After the anger emotion ran its course (and I stopped kicking the neighbor’s dog) there was a sense of acceptance.  There was nothing we could do about it so we tried to accept it, to learn about it and try to make the most of it.  And I think we succeeded in that area for a while. The meds Terry is taking, Namenda and donepezil, seemed to be working. Of course she was not getting any better, but she seemed to not be getting any worse, either. Which is what I always pray for. I’m not asking for miracles, God, just help her stay the way she is. Don’t let her get worse, not just yet anyway.

And at one point there was even the emotion of joy. We had a terrific summer together, taking trips to visit family, trips to the beach and exotic places. The kids were coming home more often to spend precious time with their beloved mother. We began to appreciate things more, like simple walks in the park, relaxing on the swing in our back yard, listening to music. It was a great summer. One we really got the most out of. 

I felt gratitude for that.  I was thankful for all that we were enjoying, and that we were able to enjoy it.

I’ve read where embarrassment is a common emotion with caregivers. No chance. I don’t care if Terry shits her pants in the middle of the grocery store. “Clean up in aisle six” I could never be embarrassed by Terry, no matter what she did. I have always been so proud of her, even proud of myself for being able to associate myself with such a great person.

Helplessness is an emotion some caregivers experience. Thank God I have not gotten to that point yet.

But now I’m getting scared. After a long period of not seeing any worsening, not seeing any further damage, it looks like Terry is no longer staying the way she is. This god damn disease is progressing, despite the meds.

The other day Terry could not remember how to go to a place that is just a mile from our house, two simple right hand turns.  A place where she has been hundreds of times. A place where she was on Sunday. But on Monday, she could not remember how to go there.

That scared me. I feel it scared her too. I know it upset her. She was bummed the rest of the day.  I wasn’t too happy about it either.

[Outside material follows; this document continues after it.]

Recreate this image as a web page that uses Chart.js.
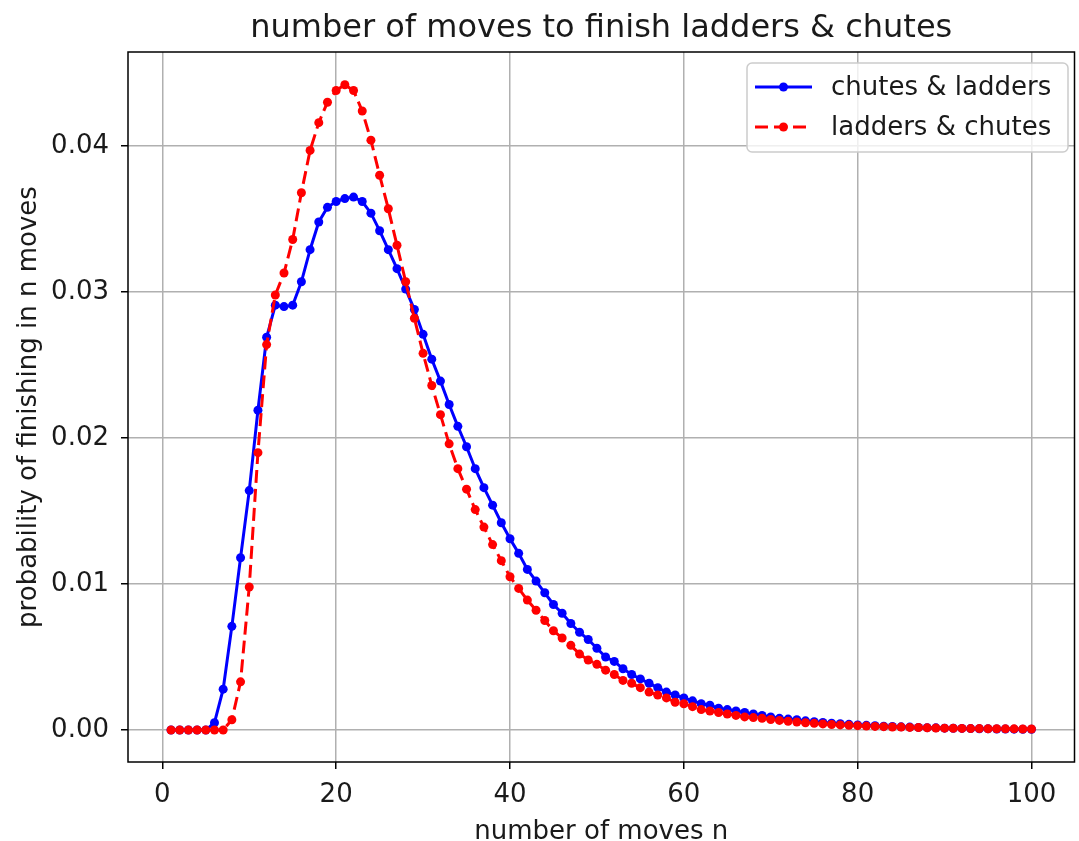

So now I am not only feeling the emotion of fear, but of anticipation. (I wish it was only waiting for the ketchup to come out of the bottle while Carly Simon sang in the background.) But not anticipation in the sense of looking forward positively to something which is going to happen. Just the opposite. Anticipating what might happen next in Terry’s downward spiral, and how soon it will happen.

One thing about Terry that surprised me was the way she handled this from the beginning. Of course she was upset when we were first told of the diagnosis but she was much quicker to accept it than I was. She has maintained a positive outlook and her personality has remained the same.

But I fear that is beginning to change as well. Since the latest episode when she could not remember how to travel such a short distance, she has become somber. She too is fearing that the disease is progressing.

I just wish we could, as Mr. Spock said, “live long and prosper.”